MLB Advanced Media (MLBAM), the interactive and mobile company of Major League Baseball, is the developer of several award-winning products, apps and services. Some of these include: MLB Gameday, MLB.TV, Fantasy Baseball, Beat the Streak, and the #1 sports app and a Hall of Fame inductee for iPhone, iPad and Macworld – MLB At Bat! We are also the industry leader in the development and distribution of live streaming video events over multiple platforms.
Core Engineering is a distributed team that owns internal tools used to deploy the services that make up MLBAM’s products. Built for AWS with a variety of open source software, our tools are used by dozens of engineering teams across the company. We strive to act as a productivity multiplier by offering our customers rich primitives for delivering their services, allowing them to focus more on product.
System Reliability Engineers fulfill a cross-functional role by driving the delivery of services through to production. Within Core Engineering, you will help design and operate services to support exponential growth in MLBAM’s product and partner portfolios. You’ll also collaborate with other engineers to pave way for the future of infrastructure in AWS, moving beyond traditional practices. You should have a passion for systems engineering, monitoring & observability, and automation.
This position can be worked remotely, or from our locations in NYC, SF, and Raleigh.

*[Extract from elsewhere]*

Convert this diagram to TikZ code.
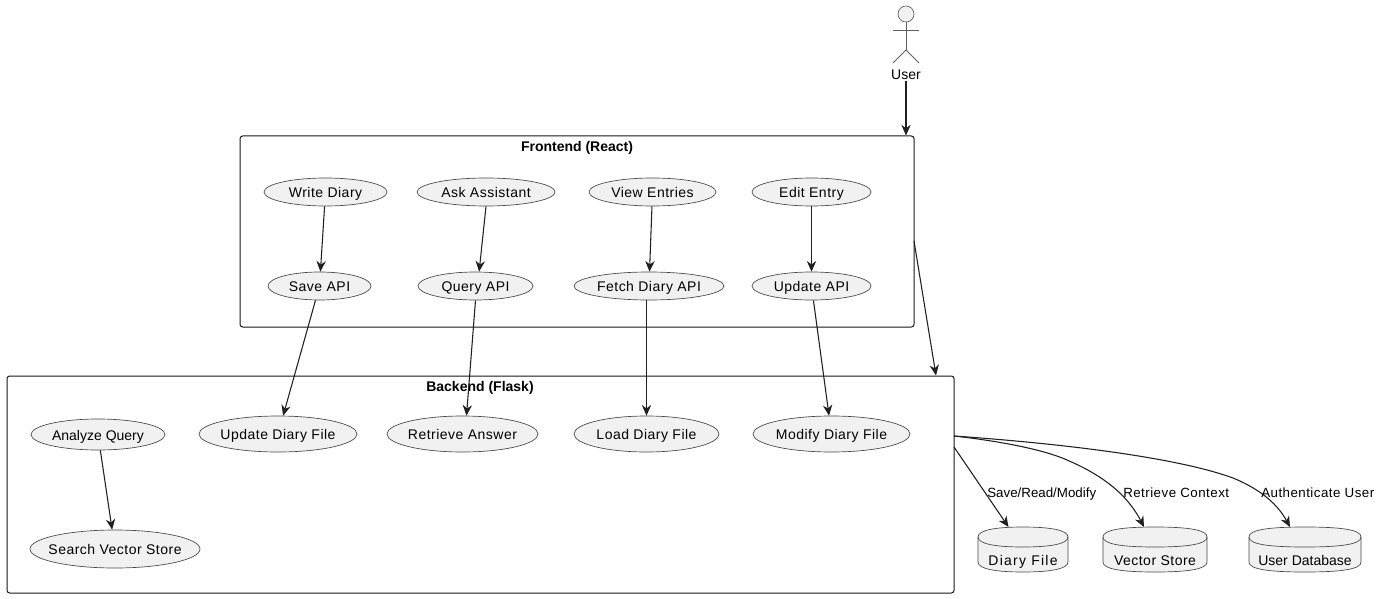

– Maintain, and improve, the reliability and operability of services
– Design systems to enable rapid development, high availability, and clear observability
– Write tools, and leverage open source, to automate tasks with an emphasis on safety and repeatability
– Troubleshoot and resolve performance and reliability issues across the stack, including cloud resources
– Collaborate with engineers to ensure services are designed to be cloud-native, scalable, and easily operated
– BS or MS degree in Computer Science, or equivalent experience
– 3+ years experience writing software on, or operating, \*nix platforms
– You’re a self-learner, independent, and have excellent problem-solving skills
– You care deeply about code craftsmanship and operational excellence
– You have strong written and verbal communication skills
Nice to have, but not required
– Experience with software containers (e.g. Docker, rkt, runC) and schedulers (e.g. ECS, Kubernetes, Nomad)
– You’ve directly impacted the reliability and availability of large-scale distributed systems
– Deep understanding of networking, especially routing and the IP stack
– You’ve deployed and operated geographically distributed, redundant services
– Engagement with open source communities
Technologies we love
– Languages: Go, Ruby, Bash
– Tools: Docker, Git, Graphite, GraphQL, Jenkins, Logstash, Packer, Puppet, Sensu
– Data stores: DynamoDB, Elasticsearch, PostgreSQL, Redis